April 10, 2008 feature
Chain letters reveal surprising circulation patterns
A chain letter hoax that fooled thousands of people may help computer scientists understand how information spreads on a global scale.
The chain e-mail originated sometime in 2002, and claimed to be a petition to organize opposition to the impending US-Iraq war. Tens of thousands of people signed their names to several hundred copies of the petition, with some copies appearing on Web archives. Like most Internet chain letters, the petition had its origins in a hoax, but its widespread dissemination is one of the few instances of a single piece of traceable information spreading on a global scale.
“Given the many ways in which information, news, and new ideas are constantly spreading through our social networks, it's surprising how difficult it is to collect data on the ways in which this spreading happens,” researchers David Liben-Nowell and Jon Kleinberg told PhysOrg.com. “Data from chain-letter petitions lets us look at processes that are otherwise essentially invisible, and begin to formulate theories for the patterns we observe.”
Liben-Nowell and Kleinberg are computer scientists from Carleton College and Cornell University, respectively. The duo used online search engines to collect copies of the signed petitions that were posted on numerous Web sites. When they analyzed the 20,000 names on the 637 lists they found, and removed various “mutations,” they discovered some surprising patterns.
Contrary to predictions that large-scale information spreads exponentially, like an explosive epidemic, the researchers found that the letter did not reach a large number of individuals in a few steps. Rather, it took hundreds of steps of people forwarding the e-mail on to reach the 20,000 who signed the found copies.

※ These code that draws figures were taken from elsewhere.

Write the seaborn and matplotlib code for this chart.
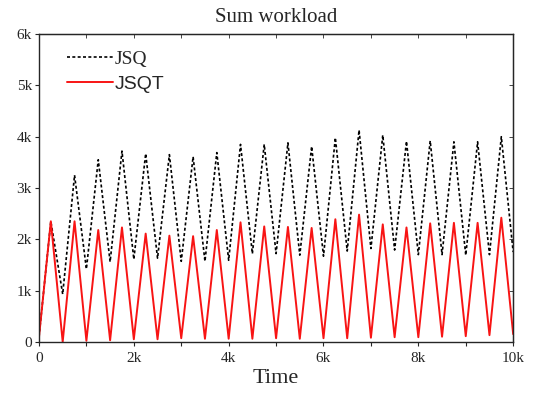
import matplotlib
matplotlib.use("Agg")
import matplotlib.pyplot as plt
from matplotlib.font_manager import FontProperties
from matplotlib.ticker import FuncFormatter, MultipleLocator
import numpy as np
import pandas as pd
import seaborn as sns

# sample times: every 250 time units (peaks at odd quarters, troughs at multiples of 500)
time = list(range(0, 10001, 250))

jsq = [0.10, 2.35, 0.93, 3.25, 1.42, 3.55, 1.56, 3.72, 1.61, 3.67,
       1.63, 3.65, 1.57, 3.61, 1.57, 3.69, 1.59, 3.85, 1.72, 3.85,
       1.72, 3.88, 1.69, 3.81, 1.67, 3.98, 1.77, 4.13, 1.82, 4.03,
       1.79, 3.91, 1.70, 3.92, 1.70, 3.90, 1.69, 3.90, 1.70, 4.00,
       1.75]

jsqt = [0.09, 2.35, 0.00, 2.35, 0.02, 2.18, 0.03, 2.23, 0.05, 2.11,
        0.05, 2.07, 0.07, 2.06, 0.06, 2.18, 0.06, 2.33, 0.06, 2.25,
        0.07, 2.24, 0.06, 2.22, 0.07, 2.39, 0.07, 2.48, 0.08, 2.29,
        0.09, 2.23, 0.09, 2.31, 0.10, 2.32, 0.11, 2.32, 0.13, 2.42,
        0.15]

df = pd.DataFrame({
    "Time": time * 2,
    "value": [v * 1000 for v in jsq + jsqt],
    "policy": ["JSQ"] * len(time) + ["JSQT"] * len(time),
})

SERIF = ["Liberation Serif", "DejaVu Serif"]
SANS = ["Liberation Sans", "DejaVu Sans"]

sns.set_style("ticks")
plt.rcParams["font.family"] = SERIF

fig = plt.figure(figsize=(5.34, 3.97), dpi=100)
ax = fig.add_axes([0.073, 0.139, 0.888, 0.775])

sns.lineplot(data=df, x="Time", y="value", hue="policy", style="policy",
             palette={"JSQ": "black", "JSQT": "#f81414"},
             dashes={"JSQ": (1.8, 1.4), "JSQT": ""},
             ax=ax, legend=False)
for line, lw in zip(ax.lines, [1.2, 1.4]):
    line.set_linewidth(lw)

ax.set_xlim(0, 10000)
ax.set_ylim(0, 6000)

def kfmt(v, pos):
    if v == 0:
        return "0"
    return f"{int(round(v / 1000))}k"

def kfmt_even(v, pos):
    if int(round(v)) % 2000 != 0:
        return ""
    return kfmt(v, pos)

ax.xaxis.set_major_locator(MultipleLocator(1000))
ax.xaxis.set_major_formatter(FuncFormatter(kfmt_even))
ax.yaxis.set_major_locator(MultipleLocator(1000))
ax.yaxis.set_major_formatter(FuncFormatter(kfmt))
ax.tick_params(direction="out", length=3, width=0.8, labelsize=11)
ax.tick_params(axis="x", pad=4)
ax.tick_params(axis="y", pad=2)

for s in ax.spines.values():
    s.set_linewidth(1.0)

# mirrored inward ticks on top and right
top = ax.secondary_xaxis("top")
top.xaxis.set_major_locator(MultipleLocator(1000))
top.tick_params(direction="in", length=3, width=0.6, labeltop=False)
right = ax.secondary_yaxis("right")
right.yaxis.set_major_locator(MultipleLocator(1000))
right.tick_params(direction="in", length=3, width=0.6, labelright=False)

ax.set_title("Sum workload", fontsize=15, pad=9)
ax.set_xlabel("Time", fontsize=16, labelpad=3)
ax.set_ylabel("")

# legend, no frame; first entry serif, second sans as in the source
handles = ax.lines[:2]
leg = ax.legend(handles, ["JSQ", "JSQT"], loc="upper left", frameon=False,
                bbox_to_anchor=(0.035, 0.985), handlelength=2.35, handletextpad=0.1,
                labelspacing=0.38, borderaxespad=0.2,
                prop={"family": SANS, "size": 14})
leg.get_texts()[0].set_fontproperties(FontProperties(family=SERIF, size=14))
leg.get_texts()[1].set_fontproperties(FontProperties(family=SANS, size=14))

fig.savefig("out.png", dpi=100)
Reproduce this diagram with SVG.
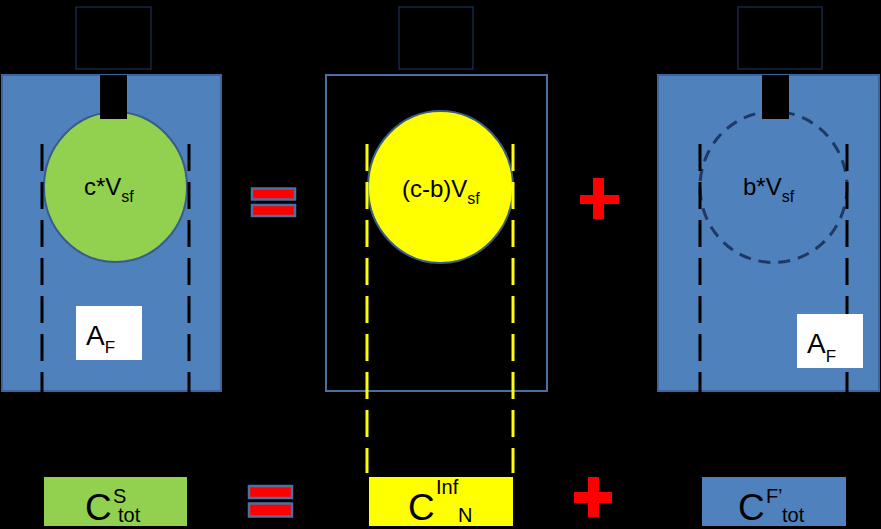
<svg xmlns="http://www.w3.org/2000/svg" width="881" height="529" viewBox="0 0 881 529">
<style>
text{font-family:"Liberation Sans",Arial,sans-serif;fill:#000}
.blue{fill:#4F81BD;stroke:#3A669B;stroke-width:2}
.topbox{fill:none;stroke:#1F3864;stroke-width:1}
.stem{fill:#000}
.bk{stroke:#000;stroke-width:3;stroke-dasharray:27 11;fill:none}
.yl{stroke:#FFFF00;stroke-width:3;stroke-dasharray:27 11;fill:none}
.red{fill:#FF0000}
.eqb{fill:#FF0000;stroke:#4F6FA0;stroke-width:2.5}
.lbl{fill:#fff}
.t1{font-size:24px}
.s1{font-size:16px}
.big{font-size:37px}
.sm{font-size:20px}
</style>
<rect width="881" height="529" fill="#000"/>

<g id="top-boxes">
<rect class="topbox" x="76" y="7" width="75" height="62"/>
<rect class="topbox" x="399" y="7" width="74" height="62"/>
<rect class="topbox" x="738" y="7" width="84" height="62"/>
</g>

<g id="panel-left">
<rect class="blue" x="2" y="75" width="219" height="316"/>
<ellipse cx="115.5" cy="187" rx="71.5" ry="75" fill="#92D050" stroke="#385D8A" stroke-width="2"/>
<rect class="stem" x="100" y="75" width="27" height="44"/>
<text x="84" y="195" class="t1">c*V<tspan class="s1" dy="7">sf</tspan></text>
</g>

<g id="panel-middle">
<rect x="326" y="75" width="221" height="316" fill="none" stroke="#4A6FA0" stroke-width="2"/>
<ellipse cx="440.5" cy="187" rx="72.5" ry="76" fill="#FFFF00" stroke="#385D8A" stroke-width="2"/>
<text x="402" y="197" class="t1">(c-b)V<tspan class="s1" dy="7">sf</tspan></text>
</g>

<g id="panel-right">
<rect class="blue" x="658" y="75" width="221" height="316"/>
<ellipse cx="773.5" cy="187" rx="73.5" ry="75.5" fill="none" stroke="#1F3864" stroke-width="3" stroke-dasharray="12 8"/>
<rect class="stem" x="762" y="75" width="27" height="44"/>
<text x="743" y="195" class="t1">b*V<tspan class="s1" dy="7">sf</tspan></text>
</g>

<g id="guides">
<line class="bk" x1="42" y1="144" x2="42" y2="392"/>
<line class="bk" x1="189" y1="144" x2="189" y2="392"/>
<line class="yl" x1="367" y1="144" x2="367" y2="473"/>
<line class="yl" x1="513" y1="144" x2="513" y2="473"/>
<line class="bk" x1="700" y1="144" x2="700" y2="392"/>
<line class="bk" x1="847" y1="144" x2="847" y2="392"/>
</g>

<g id="label-af-left">
<rect class="lbl" x="76" y="306" width="66" height="54"/>
<text x="86" y="345" font-size="28">A<tspan font-size="17" dy="8">F</tspan></text>
</g>
<g id="label-af-right">
<rect class="lbl" x="797" y="314" width="66" height="54"/>
<text x="807" y="353" font-size="28">A<tspan font-size="17" dy="9">F</tspan></text>
</g>

<g id="equals-top">
<rect class="eqb" x="252" y="188.5" width="43" height="11"/>
<rect class="eqb" x="252" y="205" width="43" height="11"/>
</g>
<g id="plus-top">
<rect class="red" x="593" y="178" width="11" height="41"/>
<rect class="red" x="580" y="195" width="39" height="9"/>
</g>

<g id="box-cs">
<rect x="44" y="477" width="143" height="49" fill="#92D050"/>
<text x="85" y="520" class="big">C<tspan class="sm" x="113" y="503">S</tspan><tspan class="sm" x="118" y="522">tot</tspan></text>
</g>
<g id="equals-bottom">
<rect class="eqb" x="249" y="486" width="43" height="12"/>
<rect class="eqb" x="249" y="503.5" width="43" height="13"/>
</g>
<g id="box-cinf">
<rect x="369" y="477" width="144" height="49" fill="#FFFF00"/>
<text x="408" y="520" class="big">C<tspan class="sm" x="436" y="494">Inf</tspan><tspan class="sm" x="458" y="522">N</tspan></text>
</g>
<g id="plus-bottom">
<rect class="red" x="588" y="477" width="11" height="40"/>
<rect class="red" x="574" y="492" width="38" height="11"/>
</g>
<g id="box-cf">
<rect x="702" y="477" width="144" height="49" fill="#4F81BD"/>
<text x="738" y="520" class="big">C<tspan class="sm" x="766" y="503">F</tspan><tspan class="sm" x="778" y="503">’</tspan><tspan class="sm" x="782" y="522">tot</tspan></text>
</g>
</svg>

As the researchers explain, this pattern suggests that the mechanics of a single piece of information spreading on a global scale is more complex than originally thought. Some of their results, which appear in a recent issue of the Proceedings of the National Academy of Sciences, reveal that people who forwarded the letter generally forwarded it to large numbers of other individuals. By contrast, most senders (94%) produced just one “daughter” that signed the letter. In other words, it seemed that most people ignored the e-mail.
The final result was a “tree” of nodes and connections that was long and thin, not one that funneled out as in the case of rapidly spreading information. Gossip in smaller communities may fan out quickly, but – as the new study shows – such a pattern changes with scale. This large-scale spreading of information is a rare case, since most circulated e-mail messages never reach such a large number of recipients.
“A natural assumption going into this study was that information would spread explosively, reaching many people in only a few steps,” said Liben-Nowell and Kleinberg. “Instead, a much more complex picture emerges, with the chain letter following longer, narrower paths. After this initial surprise, we eventually found possible ways to reconcile the deep, narrow structures we observed with the facts we knew about human social networks.”
A couple things that might explain the pattern include individuals “forwarding” the petition to the same group of e-mail addresses copied on the e-mail they received (“replying to all”). Individuals who received the petition more than once typically only signed one of them, leaving others as dead ends. Also, individuals in the same network might have tried to all sign the same petition, and keep forwarding it to each other rather then adding their names to different lists – which produces the observed “single daughter” characteristic.
Understanding how a single piece of information spreads on a large scale may have applications in a variety of areas, such as word-of-mouth marketing and investigating the spreading of technological innovations, news, and opinions. Contrary to spreading explosively, information traveling on large scales seems to be quite fragile, with many opportunities for getting lost. The pattern might hold true for different kinds of information spreading, as well.
“We expect this kind of pattern would show up in certain other settings, but it's an open question how general it is,” the researchers said. “For example, the other large-scale chain-letter for which we have data – a petition to support funding of National Public Radio – exhibits a spreading pattern that looks very similar. It's natural to believe that jokes and news clippings on the Internet may well spread in similar ways, though there certainly could be differences in spreading patterns between information that is politically charged and information that is free of controversy.
“Once we look more generally – say, at the spread of new technologies or new products by word-of-mouth, or the rise in name recognition of new celebrities or new political figures – it's a fascinating open question to consider how diverse the different spreading patterns might be. But we expect that in all these cases, the spreading will likely have a structure that is more complex than simple models have suggested.”
More information: Liben-Nowell, David, and Kleinberg, Jon. “Tracing information flow on a global scale using Internet chain-letter data.” Proceedings of the National Academy of Sciences, March 25, 2008, vol. 105, no. 12. 4633-4638.